Gerd Leonhard, futurista alemão que lidera a The Futures Agency na Suíça, escreveu recentemente que "os próximos dez anos vão determinar o nosso futuro enquanto espécie." À primeira vista pareceu-me um exagero. Pensei em décadas tão determinantes quanto os loucos anos vinte do século XX, a Segunda Guerra Mundial nos anos quarenta, a conquista do espaço nos anos sessenta, o advento da www nos anos noventa. Todas as épocas enfrentam os seus perigos e desafios, e embora haja algumas mais pacíficas que outras, nenhuma década varre a Humanidade sem deixar marcas indeléveis.
Mas Leonhard tem razão no vaticínio. O futurista refere várias questões fundamentais, desde a recuperação pós covid-19 à desigualdade do "capitalismo desalinhado", as consequências indesejadas do avanço tecnológico e as alterações climáticas. Eu foco-me essencialmente neste último ponto, porque os outros são passíveis de resolução desde que haja vontade política.
A crise climática, no entanto, é o problema mais difícil de resolver, apesar de ser o mais premente de todos. A ela está associado tudo o que virá. Nunca na História da Humanidade houve uma ameaça existencial tão forte quanto esta, com a possibilidade real de chegar a um ponto sem retorno. Tudo aquilo que a Humanidade consegue dominar no planeta - e mais além - não é suficiente para garantir a continuidade da espécie se não formos capazes de reverter as alterações no clima, que é o que nos permite sobreviver.

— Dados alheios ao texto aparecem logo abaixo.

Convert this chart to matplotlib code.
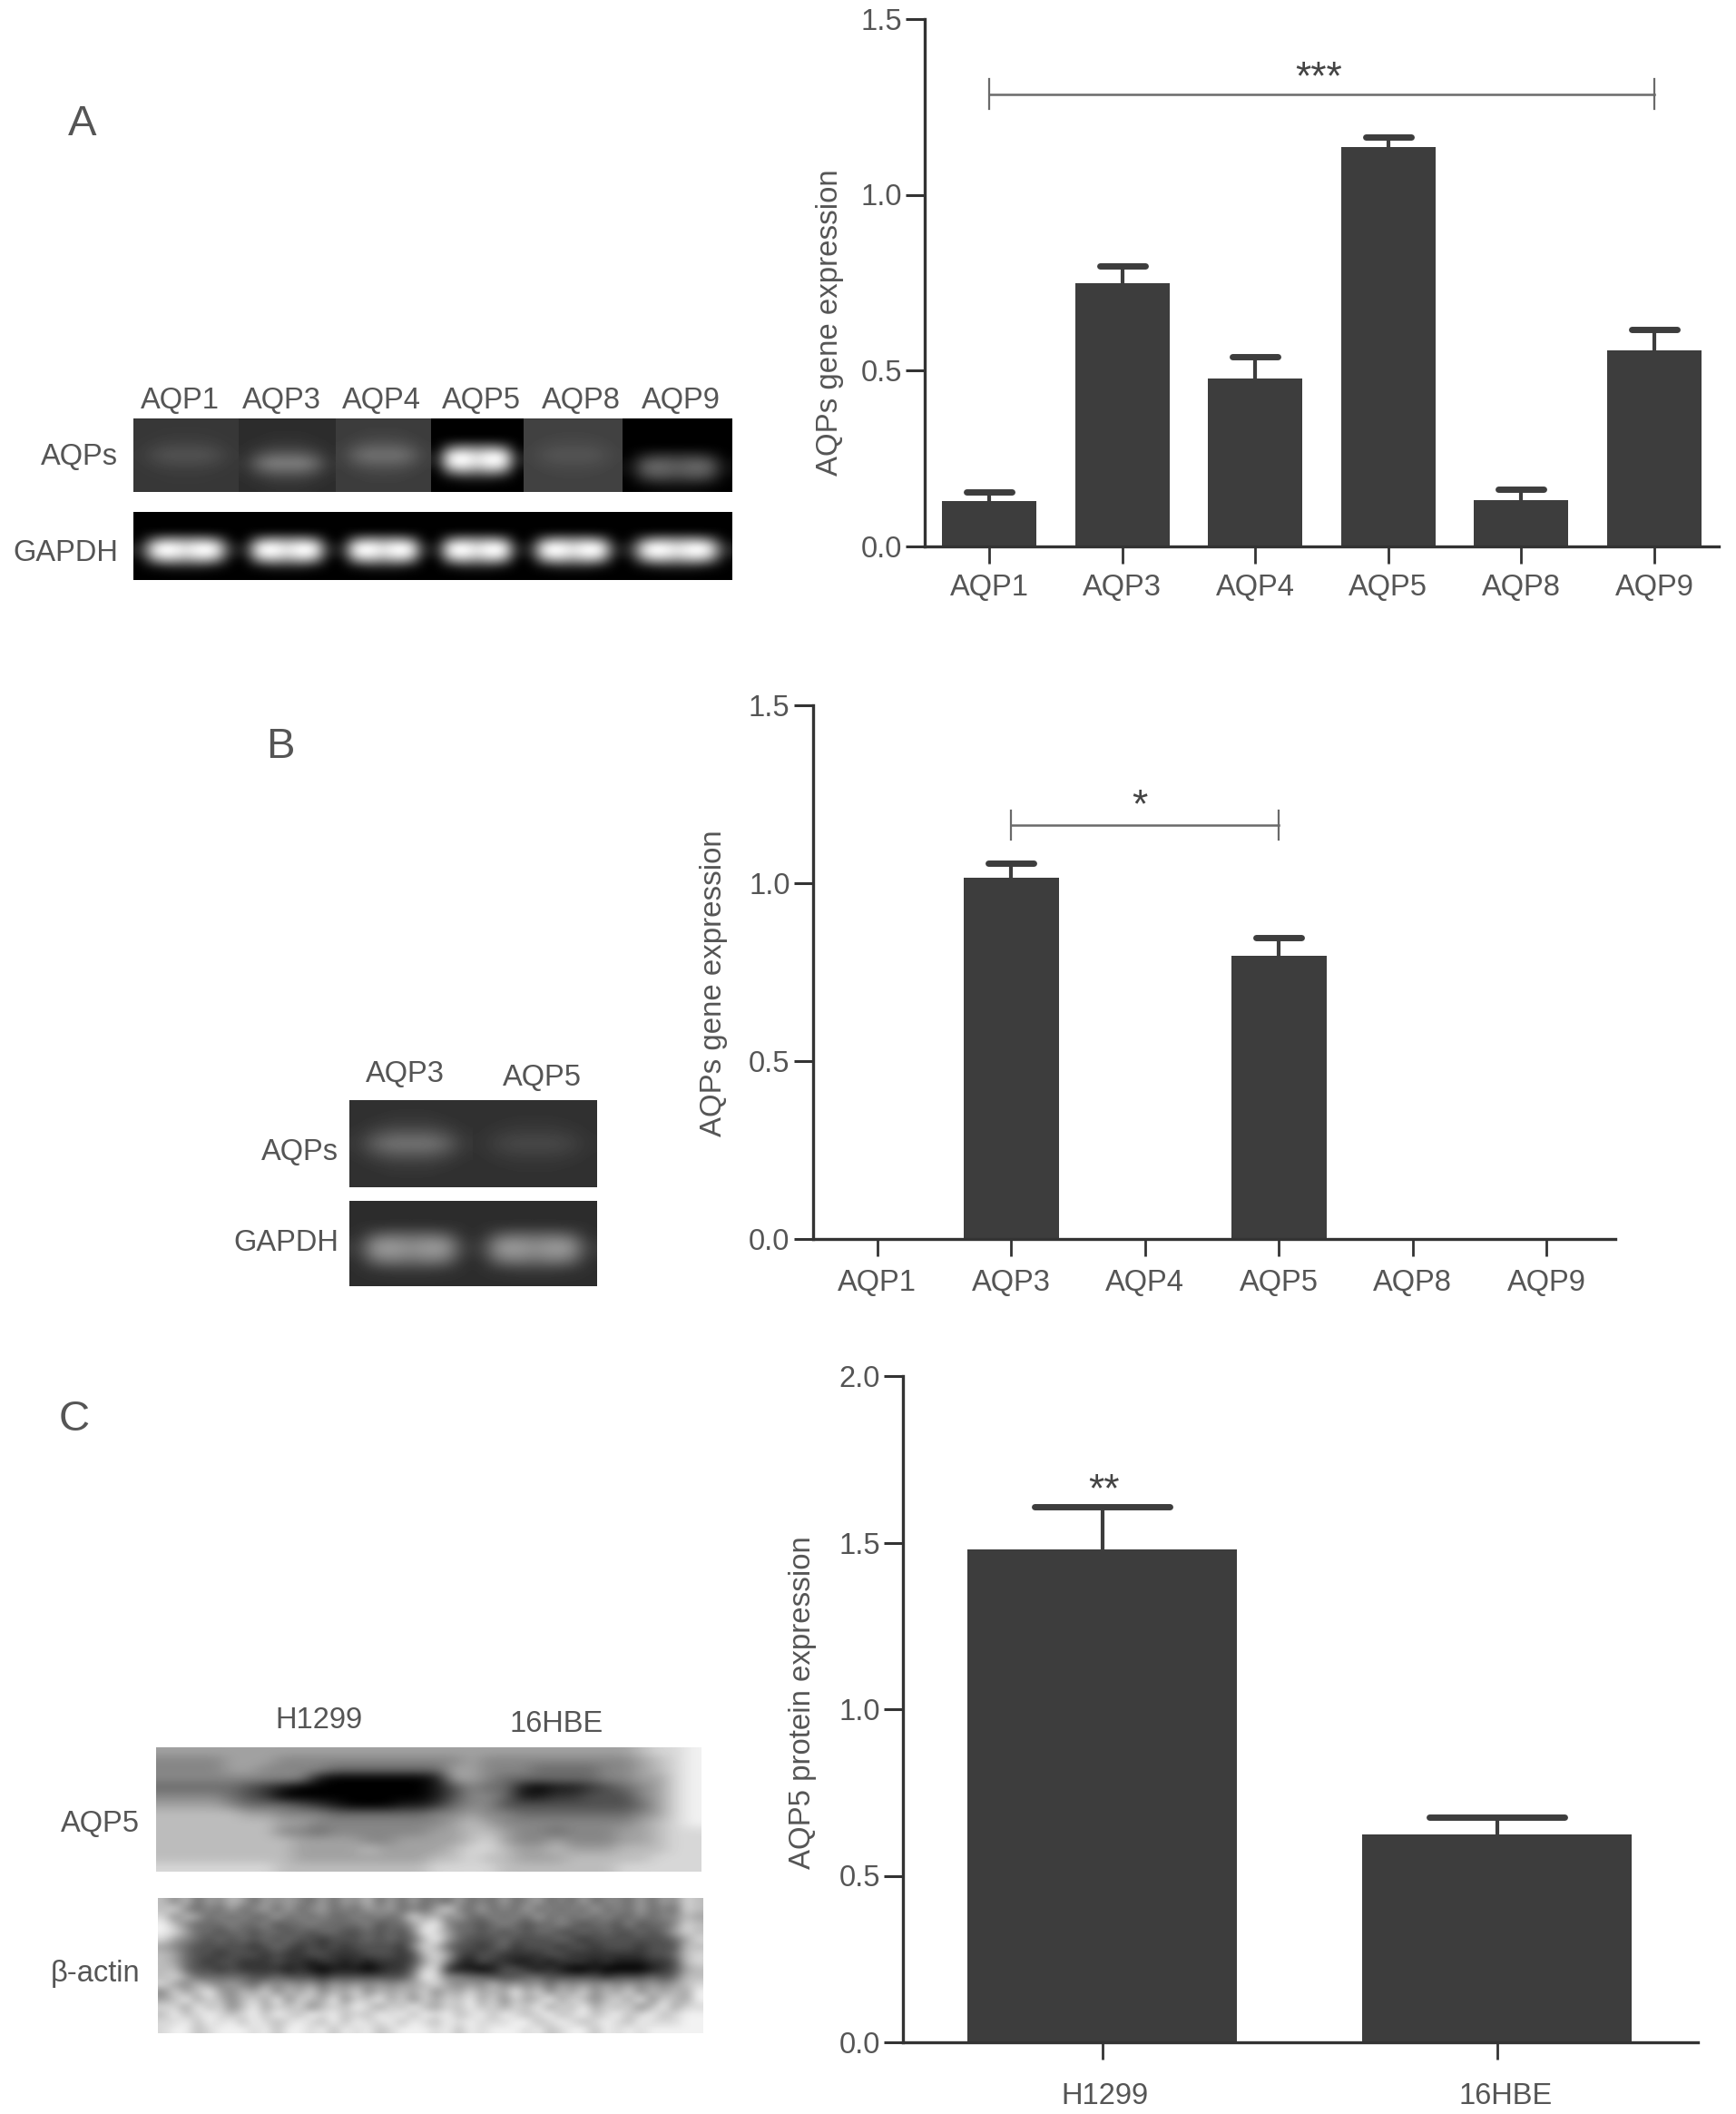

Além disso, as outras questões de monta estão relacionadas com esta. O capitalismo selvagem é uma das causas da crise climática. A deterioração do ambiente e o total desrespeito pelas outras espécies e os seus habitats poderão, por sua vez, trazer mais pandemias e doenças mortíferas para os humanos. E o avanço tecnológico que não tiver por base a preservação da dignidade humana terá uma cadeia de valor destrutiva.
"O futuro é Pessoas Planeta Propósito e Prosperidade", disse Gerd Leonhard, "ou nenhum destes." Estamos mesmo num ponto em que é preciso destruir e reconstruir os sistemas que nos levaram à beira deste precipício, e apesar de Leonhard se afirmar um optimista, eu estou com dificuldade em ver sinais positivos que permitem olhar em frente com esperança.
O que vejo é o populismo a arrastar consigo pessoas que anteriormente estavam imunes às mensagens de ódio. O que vejo é o fechar de olhos quanto se aponta que a produção em massa e consumo desenfreado de animais têm consequências devastadoras e precisam de ser contidos. Vejo a inexistência de um patamar comum onde há um punhado de verdades que são respeitadas. Vejo a perseguição da vitória a todo o custo e a morte da meritocracia.
Para esta década que agora começa, precisamos destes dois tipos de cidadãos: os optimistas como Gerd Leonhard, que teorizam sobre a tecnologia humanista e como tirar a nossa espécie deste buraco, e os pessimistas como eu, que gritam constantemente que a casa está a arder.
A mudança é dura - mal conseguimos manter as resoluções de Ano Novo depois de Fevereiro, quanto mais atacar problemas estruturais. Só que, neste ponto da História, não vamos ter outra hipótese. Sabemos para onde temos de ir, precisamos é de fazer as escolhas certas. Sabendo agora que, se não mudarmos voluntariamente, as condicionantes externas vão fazê-lo por nós. Estamos num momento de inflexão, o que é tanto um risco de catástrofe como uma oportunidade de construir algo melhor. Espero que Gerd Leonhard tenha razão e nós sejamos capazes, como espécie, de estar à altura do que nos virá a acontecer.
Bem-vindos ao primeiro ano do resto das nossas vidas.